DEPARTMENT OF DEFENSE - CONGRESSIONALLY DIRECTED MEDICAL RESEARCH PROGRAMS

Comprehensive Visual Field Test and Diagnosis System for Acute and Routine Assessment of Vision, Visual Acuity, and Contrast Sensitivity in Military Environments

Principal Investigator: FINK, WOLFGANG
Institution Receiving Award: CALIFORNIA INSTITUTE OF TECHNOLOGY
Program: PRMRP
Proposal Number: PR080894
Award Number: W81XWH-09-1-0266
Funding Mechanism: Advanced Technology/Therapeutic Development Award
Partnering Awards:
Award Amount: $380,000.00


PUBLIC ABSTRACT

Vision is the primary sense used by warfighters and civilians in daily life, and visual information is essential during all phases of military operations. Military environments have many significant effects on the visual and ocular system that can adversely affect warfighter performance, and may lead to long-term health consequences. Risks during military operations include possible corneal, lens, and retinal damage from military combat, UV exposure, retinal thermal damage from excessive visible light and IR exposure (laser exposure), intracranial and/or intraocular hypertension (e.g., due to explosions/blasts), and toxic environmental poisoning. Moreover, in civilian life there are many conditions that, if undetected or detected too late, may lead to irreversible visual field loss and eventually to blindness, such as glaucoma and macular degeneration, to name the two leading causes for blindness that are currently untreatable.
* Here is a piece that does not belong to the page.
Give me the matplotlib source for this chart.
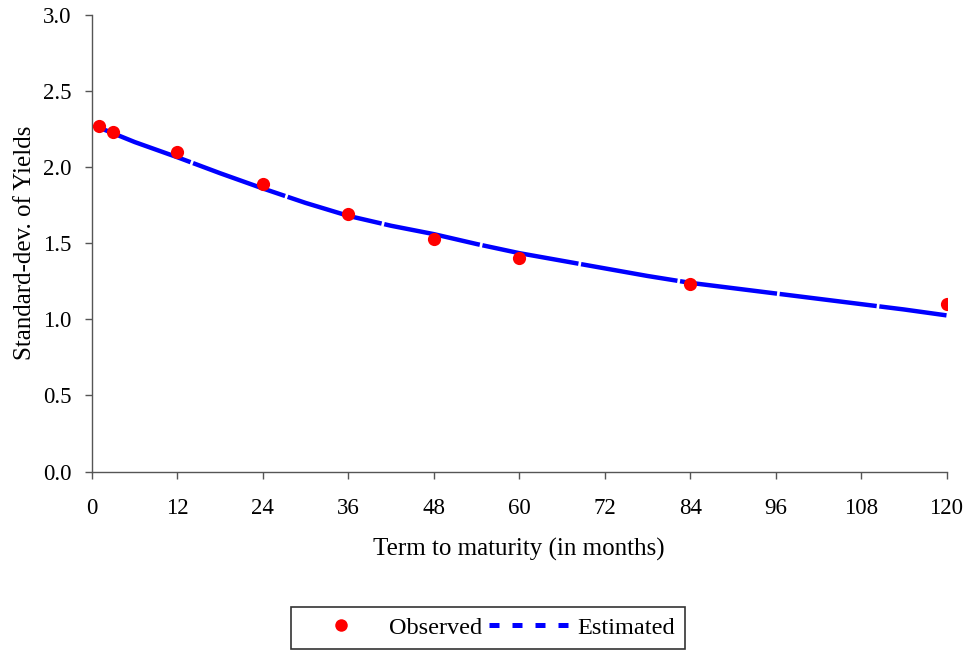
import matplotlib
matplotlib.use("Agg")
import matplotlib.pyplot as plt
from matplotlib.lines import Line2D

# Observed standard deviations of yields
obs_maturity = [1, 3, 12, 24, 36, 48, 60, 84, 120]
obs_std = [2.27, 2.23, 2.10, 1.89, 1.69, 1.53, 1.40, 1.23, 1.10]

# Estimated curve
est_maturity = [1, 6, 12, 18, 24, 30, 36, 42, 48, 54, 60, 66, 72, 78, 84, 90, 96, 102, 108, 114, 120]
est_std = [2.26, 2.165, 2.065, 1.96, 1.86, 1.765, 1.68, 1.615, 1.56, 1.495, 1.435, 1.385, 1.335,
           1.285, 1.24, 1.205, 1.17, 1.135, 1.10, 1.065, 1.026]

x_ticks = [0, 12, 24, 36, 48, 60, 72, 84, 96, 108, 120]
y_ticks = [0.0, 0.5, 1.0, 1.5, 2.0, 2.5, 3.0]

plt.rcParams['font.family'] = ['Liberation Serif', 'DejaVu Serif']

fig = plt.figure(figsize=(9.68, 6.5), dpi=100)
ax = fig.add_axes([92/968, 1-471.5/650, (946.5-92)/968, (471.5-15)/650])

ax.plot(est_maturity, est_std, color='#0000FF', lw=3.2, linestyle=(0, (22, 0.6)),
        solid_capstyle='butt', zorder=2)
ax.plot(obs_maturity, obs_std, 'o', color='#FF0000', markersize=9.5, markeredgewidth=0, zorder=3)

ax.set_xlim(0, 120)
ax.set_ylim(0, 3.0)
ax.set_xticks(x_ticks)
ax.set_xticklabels([str(t) for t in x_ticks])
ax.set_yticks(y_ticks)
ax.set_yticklabels([f"{t:.1f}" for t in y_ticks])
for s in ['top', 'right']:
    ax.spines[s].set_visible(False)
for s in ['left', 'bottom']:
    ax.spines[s].set_color('#555555')
    ax.spines[s].set_linewidth(1.0)
ax.tick_params(axis='both', direction='out', length=5, width=1.0, color='#555555',
               labelsize=16.5)
ax.tick_params(axis='y', pad=10)
ax.tick_params(axis='x', pad=14)

ax.set_xlabel('Term to maturity (in months)', fontsize=18, labelpad=14)
ax.set_ylabel('Standard-dev. of Yields', fontsize=18, labelpad=5)

handles = [Line2D([], [], marker='o', color='#FF0000', linestyle='none', markersize=9, markeredgewidth=0),
           Line2D([], [], color='#0000FF', lw=3.6, linestyle=(0, (2, 2.6)), dash_capstyle='butt')]
leg = fig.legend(handles, ['Observed', 'Estimated'], loc='lower center', ncol=2,
                 bbox_to_anchor=(488/968, 0.0015), fontsize=17.5, frameon=True, fancybox=False,
                 edgecolor='black', handlelength=3.3, columnspacing=0.3, handletextpad=0.33,
                 borderpad=0.42, borderaxespad=0.0)
leg.get_frame().set_linewidth(1.2)

fig.savefig('out.png', dpi=100, facecolor='white')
We will develop an innovative, non-invasive, Internet-based (or Intranet-based for field deployment) test and diagnosis system for the assessment, identification, characterization, and automated classification of visual field defects (including visual acuity and contrast sensitivity) caused by operations in military environments. This system will provide medical support personnel, both in hospitals and in the field, with a non-invasive, accurate, sensitive, and fast visual field test, a database for storing visual field patient data, and a software package of sophisticated analysis and classification algorithms to help classify and diagnose visual field defects. The system will be used to detect and diagnose conditions affecting the visual field of a warfighter (equally applicable also to other military personnel, their families, and especially veterans), allowing for the timely application of therapeutic countermeasures, before these conditions impair warfighter health or performance. Furthermore, the system will be applicable for routine assessment of vision and for admission purposes (i.e., recruitment), in particular for prospective pilots.
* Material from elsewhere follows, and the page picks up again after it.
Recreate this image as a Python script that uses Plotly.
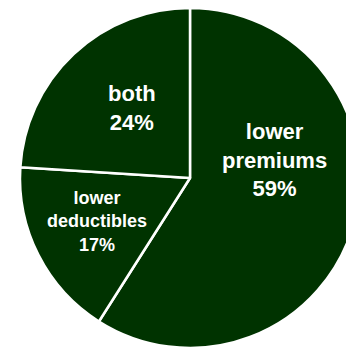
import plotly.graph_objects as go

labels = ["lower premiums", "lower deductibles", "both"]
values = [59, 17, 24]
text_labels = ["lower<br>premiums", "lower<br>deductibles", "both"]

# label styling / placement (pixel centres in the figure)
label_sizes = [22, 18, 22]
label_pos = [(274, 160), (97, 222), (132, 108)]

W, H = 380, 349
cx, cy, r = 190, 178, 170

total = sum(values)
fig = go.Figure(go.Pie(
    labels=labels,
    values=values,
    textinfo="none",
    sort=False,
    direction="clockwise",
    rotation=0,
    marker=dict(colors=["#003300"] * 3, line=dict(color="white", width=2.5)),
    hoverinfo="none",
    domain=dict(x=[(cx - r) / W, (cx + r) / W], y=[(H - cy - r) / H, (H - cy + r) / H]),
))

for lab, v, sz, (px, py) in zip(text_labels, values, label_sizes, label_pos):
    fig.add_annotation(
        text=f"{lab}<br>{round(100 * v / total)}%",
        x=px / W, y=1 - py / H, xref="paper", yref="paper",
        xanchor="center", yanchor="middle", showarrow=False,
        font=dict(color="white", size=sz, family="Liberation Sans, Arial, sans-serif", weight="bold"),
    )

fig.update_layout(
    width=W, height=H,
    margin=dict(l=0, r=0, t=0, b=0),
    showlegend=False,
    paper_bgcolor="white",
)
fig.write_html("out.html", post_script="document.documentElement.style.overflow='hidden';document.body.style.overflow='hidden';document.body.style.margin='0';")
The core of the proposed test and diagnosis system will be the three-dimensional (3D) computer-automated threshold Amsler Grid test (3D-CTAG), jointly devised by Principal Investigator Dr. Wolfgang Fink at Caltech/JPL and Dr. Alfredo Sadun, consultant at the Doheny Eye Institute, Keck School of Medicine at USC. Using a computer-displayed Amsler grid and touch-screen technology, 3D-CTAG enables collection of 3D visual field data in a non-invasive, simple, five-minute procedure, compared to state-of-the-art standard automated perimetry methods, which are less accurate, tedious, and can take up to tens of minutes per eye. In multiple clinical studies, this novel test has proven to be innovative and successful for fast, easy (intuitive use of finger, touch pen, or mouse), accurate, non-invasive, and comprehensive visual field testing. Conditions such as glaucoma, ocular hypertension, macular degeneration, optic neuritis, anterior ischemic optic neuropathy, and ethambutol-induced optic neuropathy have been successfully detected and characterized by the 3D visual field test. Moreover, visual field defects undetectable by state-of-the-art standard automated perimetry (i.e., "Gold Standard") were repeatedly identified by 3D-CTAG.
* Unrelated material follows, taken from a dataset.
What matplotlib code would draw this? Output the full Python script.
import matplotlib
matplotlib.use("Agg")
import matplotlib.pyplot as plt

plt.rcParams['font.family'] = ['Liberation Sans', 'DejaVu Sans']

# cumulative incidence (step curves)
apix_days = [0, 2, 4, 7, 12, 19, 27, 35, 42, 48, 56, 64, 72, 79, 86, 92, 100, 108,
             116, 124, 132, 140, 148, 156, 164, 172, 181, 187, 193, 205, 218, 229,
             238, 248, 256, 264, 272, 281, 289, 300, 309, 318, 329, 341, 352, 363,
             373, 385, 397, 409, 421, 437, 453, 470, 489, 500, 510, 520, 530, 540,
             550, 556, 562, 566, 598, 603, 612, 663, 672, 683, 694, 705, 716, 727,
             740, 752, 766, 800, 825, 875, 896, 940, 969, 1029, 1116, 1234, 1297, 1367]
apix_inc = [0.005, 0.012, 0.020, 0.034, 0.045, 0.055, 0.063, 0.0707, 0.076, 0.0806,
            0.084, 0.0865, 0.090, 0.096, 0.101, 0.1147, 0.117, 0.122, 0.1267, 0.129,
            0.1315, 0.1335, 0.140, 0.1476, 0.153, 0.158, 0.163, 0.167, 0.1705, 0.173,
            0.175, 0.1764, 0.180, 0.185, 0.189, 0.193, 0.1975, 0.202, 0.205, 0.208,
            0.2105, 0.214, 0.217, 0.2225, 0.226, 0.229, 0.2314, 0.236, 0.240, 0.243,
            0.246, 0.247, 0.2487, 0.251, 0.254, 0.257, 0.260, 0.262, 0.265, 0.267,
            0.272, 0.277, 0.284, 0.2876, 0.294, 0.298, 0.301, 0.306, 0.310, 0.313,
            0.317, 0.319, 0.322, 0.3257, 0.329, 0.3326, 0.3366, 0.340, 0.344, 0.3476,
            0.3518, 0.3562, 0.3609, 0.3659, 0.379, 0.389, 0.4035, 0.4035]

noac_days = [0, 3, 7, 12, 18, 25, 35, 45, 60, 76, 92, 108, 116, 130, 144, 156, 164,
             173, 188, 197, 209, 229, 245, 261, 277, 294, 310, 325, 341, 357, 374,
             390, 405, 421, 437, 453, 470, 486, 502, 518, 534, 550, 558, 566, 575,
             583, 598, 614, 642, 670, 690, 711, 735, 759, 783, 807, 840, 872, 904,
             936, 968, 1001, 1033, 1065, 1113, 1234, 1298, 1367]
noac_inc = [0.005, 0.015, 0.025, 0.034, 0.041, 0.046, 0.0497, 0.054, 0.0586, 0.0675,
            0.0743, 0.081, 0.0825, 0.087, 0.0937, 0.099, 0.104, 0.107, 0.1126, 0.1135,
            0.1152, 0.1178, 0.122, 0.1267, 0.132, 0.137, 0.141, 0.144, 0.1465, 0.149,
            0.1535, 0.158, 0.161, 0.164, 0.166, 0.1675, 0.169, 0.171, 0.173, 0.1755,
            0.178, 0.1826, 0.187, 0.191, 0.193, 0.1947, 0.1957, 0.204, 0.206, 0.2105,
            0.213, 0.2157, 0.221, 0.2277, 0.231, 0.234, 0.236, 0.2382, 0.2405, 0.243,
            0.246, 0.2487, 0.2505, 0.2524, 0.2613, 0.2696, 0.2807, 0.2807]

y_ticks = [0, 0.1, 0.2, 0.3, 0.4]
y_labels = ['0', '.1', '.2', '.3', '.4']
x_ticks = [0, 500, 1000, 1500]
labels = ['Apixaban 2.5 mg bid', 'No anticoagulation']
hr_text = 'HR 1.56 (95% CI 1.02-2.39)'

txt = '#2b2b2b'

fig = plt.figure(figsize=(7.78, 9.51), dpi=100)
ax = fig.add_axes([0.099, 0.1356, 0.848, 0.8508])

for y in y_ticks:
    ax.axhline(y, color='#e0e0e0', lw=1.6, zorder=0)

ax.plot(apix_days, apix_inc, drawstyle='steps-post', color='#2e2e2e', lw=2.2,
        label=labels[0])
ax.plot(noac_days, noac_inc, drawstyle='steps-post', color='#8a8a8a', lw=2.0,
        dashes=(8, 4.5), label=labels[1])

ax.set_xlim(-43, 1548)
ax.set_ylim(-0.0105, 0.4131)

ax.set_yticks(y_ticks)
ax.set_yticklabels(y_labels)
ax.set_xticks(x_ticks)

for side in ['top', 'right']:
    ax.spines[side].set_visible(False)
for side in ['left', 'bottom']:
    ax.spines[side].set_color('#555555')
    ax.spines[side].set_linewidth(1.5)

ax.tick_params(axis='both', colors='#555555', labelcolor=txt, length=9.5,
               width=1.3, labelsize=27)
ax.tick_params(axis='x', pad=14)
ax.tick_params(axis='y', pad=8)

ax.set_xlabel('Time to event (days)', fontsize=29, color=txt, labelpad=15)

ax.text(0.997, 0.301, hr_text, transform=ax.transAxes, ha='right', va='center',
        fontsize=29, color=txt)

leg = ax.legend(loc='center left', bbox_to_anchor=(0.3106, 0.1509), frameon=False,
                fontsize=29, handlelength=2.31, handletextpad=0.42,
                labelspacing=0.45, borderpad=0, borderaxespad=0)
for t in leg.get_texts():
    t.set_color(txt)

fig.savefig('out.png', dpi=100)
Successful completion of this project would result in an integrated test and diagnosis system that is applicable to screening and examining people on a regional to global scale, thanks to the worldwide accessibility of the Internet. As such, the automated visual field test and diagnosis system would assist physicians with an independent second opinion (not a physician replacement!) or provide expertise where otherwise not readily available (e.g., in remote areas), offering a promising perspective towards modern computer-assisted diagnosis in medicine and tele-medicine.